Halsey and her husband represented several noted authors, including Henry Miller and Upton Sinclair in the authors’ later years, Cameron said.

More recent clients included Jeraldine Saunders, who wrote “The Love Boats.” The novel was the basis for “The Love Boat” television series of the late 1970s.

Born Dorris Vilmos in Budapest, Hungary, on Jan. 11, 1926, she went to school in southern France at the start of World War II.

When the Germans occupied France in 1940, Halsey was ordered to translate letters from French to German.

“She then got involved in the French Resistance and helped smuggle information to them,” Cameron said this week.

Halsey was caught by the Germans and imprisoned in France, where she shared a cell with 38 women. They were released at the end of the German occupation in 1944.

She graduated from the University of Toulouse, France, in 1946 and later moved to California, where she found a job at the Polyglot Institute, a language school in Beverly Hills. She met Reece Halsey when he enrolled there to study French, longtime friend Mary Strobel said in an interview with The Times this week.

The couple married in 1952 and had three children. They started their own business in an office on Sunset Boulevard near their Hollywood home.
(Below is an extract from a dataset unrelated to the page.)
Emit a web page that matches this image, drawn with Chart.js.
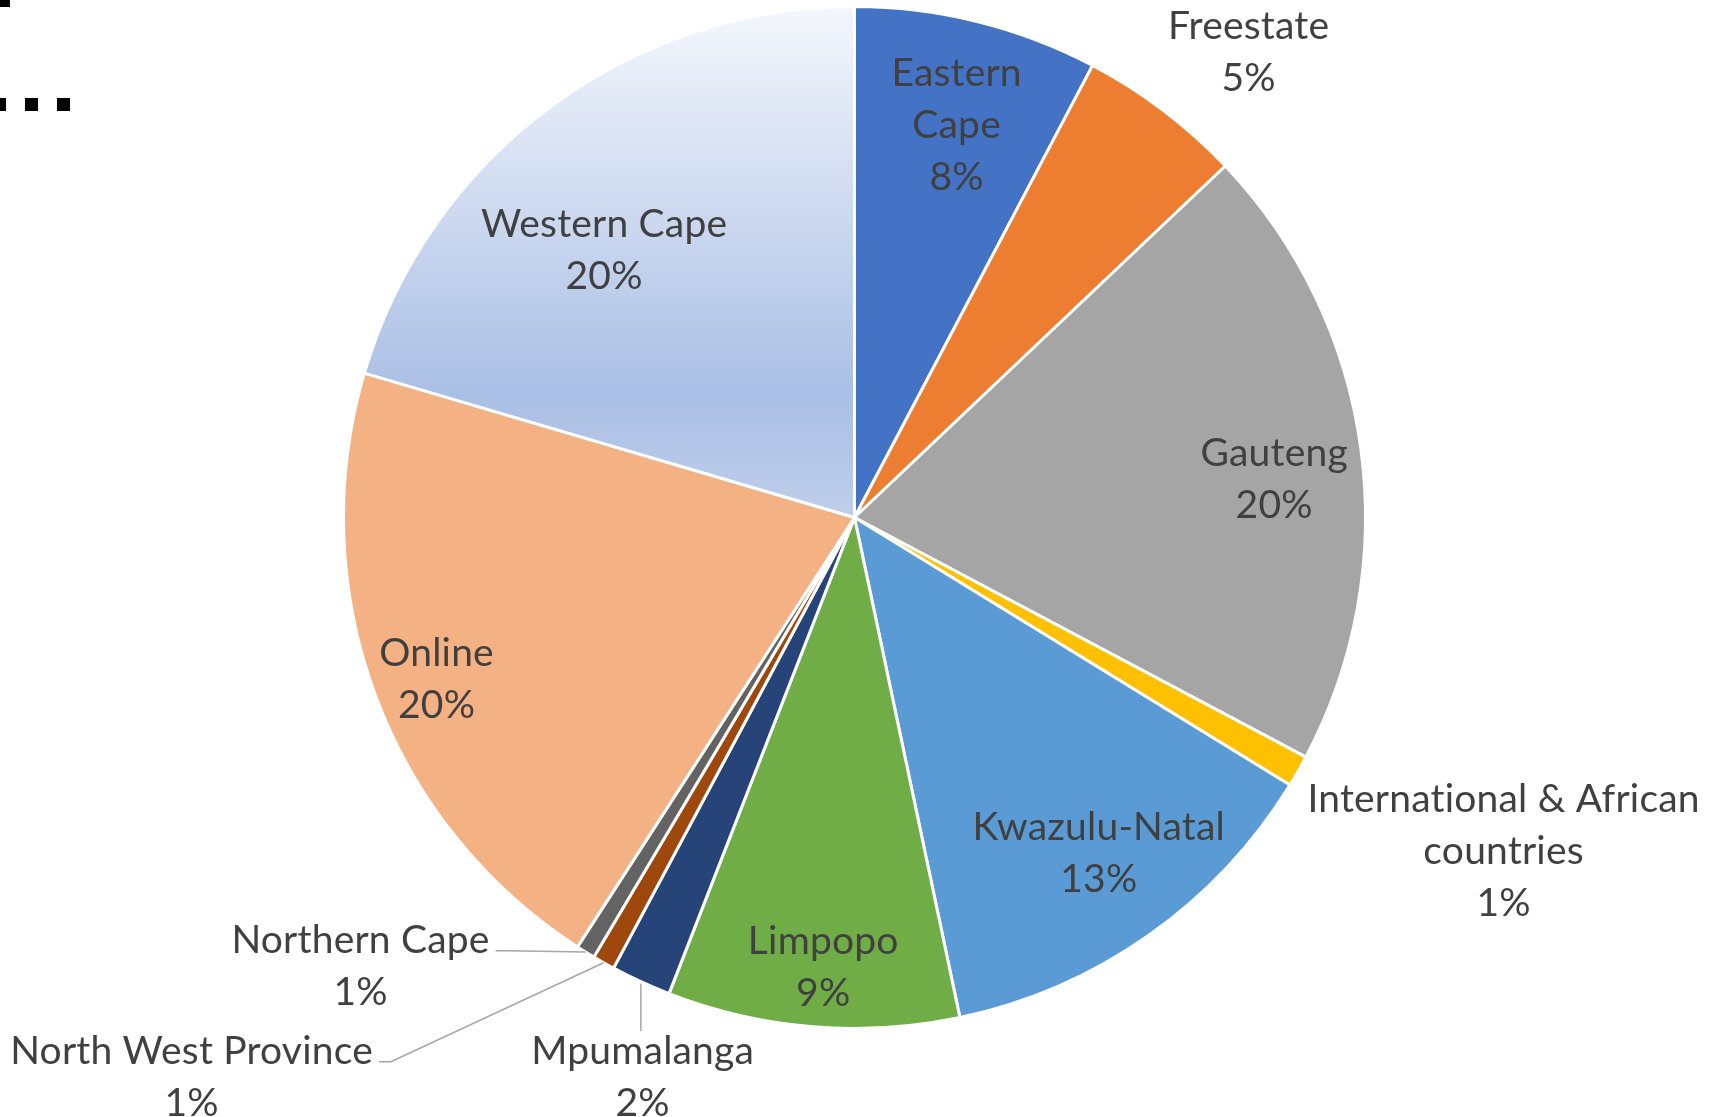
<!DOCTYPE html>
<html>
<head>
<meta charset="utf-8">
<script src="https://cdn.jsdelivr.net/npm/chart.js@4.4.1/dist/chart.umd.min.js"></script>
<style>
  html, body { margin: 0; padding: 0; background: #ffffff; }
  #wrap { width: 1717px; height: 1117px; position: relative; }
</style>
</head>
<body>
<div id="wrap"><canvas id="c" width="1717" height="1117"></canvas></div>
<script>
// ---- Data ----
const categories = [
  'Eastern Cape', 'Freestate', 'Gauteng', 'International & African countries',
  'Kwazulu-Natal', 'Limpopo', 'Mpumalanga', 'North West Province',
  'Northern Cape', 'Online', 'Western Cape'
];
const shares = [7.7, 5.2, 19.8, 1.0, 12.9, 9.2, 1.9, 0.7, 0.6, 20.4, 20.4];

// ---- Styling ----
const sliceColors = [
  '#4472C4', '#ED7D31', '#A5A5A5', '#FFC000', '#5B9BD5', '#70AD47',
  '#264478', '#9E480E', '#636363', '#F4B183', null /* gradient */
];
const wrapLines = {
  'Eastern Cape': ['Eastern', 'Cape'],
  'International & African countries': ['International & African', 'countries']
};
// label placement relative to each arc: [radius factor, angle offset from arc middle (deg), leader type]
const labelPlacement = [
  [0.796, 0.65, null], [1.196, 3.0, null], [0.825, 2.3, null], [1.427, -2.65, null],
  [0.81, -1.0, null], [0.879, -0.7, null], [1.167, -3.9, 'top'], [1.696, 20.5, 'right'],
  [1.304, 16.1, 'right'], [0.876, -0.6, null], [0.72, -6.1, null]
];
const FONT = '39px Lato, "Open Sans", sans-serif';
const LINE_H = 52;
const TEXT_SHIFT = 2;
const TEXT_COLOR = '#404040';

function westernGradient(ctx) {
  const chart = ctx.chart;
  const a = chart.chartArea;
  if (!a) return '#B4C7E7';
  const cy = (a.top + a.bottom) / 2;
  const g = chart.ctx.createLinearGradient(0, a.top, 0, cy);
  g.addColorStop(0, '#F4F7FC');
  g.addColorStop(0.76, '#AABFE5');
  g.addColorStop(1, '#BFCEEB');
  return g;
}

const labelPlugin = {
  id: 'excelLabels',
  afterDatasetsDraw(chart) {
    const ctx = chart.ctx;
    const meta = chart.getDatasetMeta(0);
    const data = chart.data.datasets[0].data;
    const total = data.reduce((s, v) => s + v, 0);
    ctx.save();
    ctx.font = FONT;
    if ('letterSpacing' in ctx) ctx.letterSpacing = '0.2px';
    ctx.fillStyle = TEXT_COLOR;
    ctx.textAlign = 'center';
    ctx.textBaseline = 'middle';
    meta.data.forEach((arc, i) => {
      const p = arc.getProps(['x', 'y', 'startAngle', 'endAngle', 'outerRadius'], true);
      const mid = (p.startAngle + p.endAngle) / 2;
      const [f, off, leader] = labelPlacement[i];
      const ang = mid + off * Math.PI / 180;
      const lx = p.x + Math.cos(ang) * p.outerRadius * f;
      const ly = p.y + Math.sin(ang) * p.outerRadius * f;
      const name = categories[i];
      const lines = (wrapLines[name] || [name]).slice();
      lines.push(Math.round(data[i] / total * 100) + '%');
      const top = ly - (lines.length * LINE_H) / 2;
      lines.forEach((t, k) => ctx.fillText(t, lx, top + LINE_H * (k + 0.5) + TEXT_SHIFT));
      if (leader) {
        const ex = p.x + Math.cos(mid) * p.outerRadius;
        const ey = p.y + Math.sin(mid) * p.outerRadius;
        const w = Math.max(...lines.map(t => ctx.measureText(t).width));
        ctx.strokeStyle = '#A6A6A6';
        ctx.lineWidth = 1.5;
        ctx.beginPath();
        if (leader === 'right') {
          const sx = lx + w / 2 + 6;
          const sy = top + LINE_H * 0.5 + 12;
          ctx.moveTo(sx, sy);
          ctx.lineTo(sx + 12, sy);
          ctx.lineTo(ex, ey);
        } else {
          ctx.moveTo(ex, ey + 2);
          ctx.lineTo(ex, top + 8);
        }
        ctx.stroke();
      }
    });
    ctx.restore();
  }
};

// stray cropped marks at the top-left of the source image
const cornerMarks = {
  id: 'cornerMarks',
  afterDraw(chart) {
    const ctx = chart.ctx;
    ctx.save();
    ctx.fillStyle = '#000000';
    ctx.fillRect(0, 0, 10, 7);
    ctx.strokeStyle = '#000000';
    ctx.lineWidth = 13;
    ctx.setLineDash([13, 19]);
    ctx.lineDashOffset = 7;
    ctx.beginPath();
    ctx.moveTo(0, 104.5);
    ctx.lineTo(72, 104.5);
    ctx.stroke();
    ctx.restore();
  }
};

new Chart(document.getElementById('c'), {
  type: 'pie',
  data: {
    labels: categories,
    datasets: [{
      data: shares,
      backgroundColor: (ctx) => sliceColors[ctx.dataIndex] || westernGradient(ctx),
      borderColor: '#FFFFFF',
      borderWidth: 3,
      hoverOffset: 0
    }]
  },
  options: {
    responsive: false,
    devicePixelRatio: 1,
    animation: false,
    layout: { padding: { left: 342, right: 350, top: 5, bottom: 87 } },
    plugins: { legend: { display: false }, tooltip: { enabled: false } }
  },
  plugins: [labelPlugin, cornerMarks]
});
</script>
</body>
</html>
Halsey continued to go to the office nearly every day until her death.

Cameron became her business partner in 1992.

Halsey rarely spoke of her wartime experiences, but one friend, literary publicist Andrew Ettinger, keeps a saying of hers on his bulletin board. “If life gives you lemons ... just add vodka.”

Halsey is survived by her children, Richard Halsey of Hollywood, a film editor who won an Academy Award for his work on “Rocky”; Christina Halsey of Berkeley; and Carol Sheyhin; as well as four grandchildren.

A memorial Mass is scheduled at Blessed Sacrament Church, 6657 Sunset Blvd., for 9:30 a.m. today.

Contributions in her name can be made to AIDS Project Los Angeles, the David Geffen Center, 611 S. Kingsley Drive, Los Angeles, CA 90005.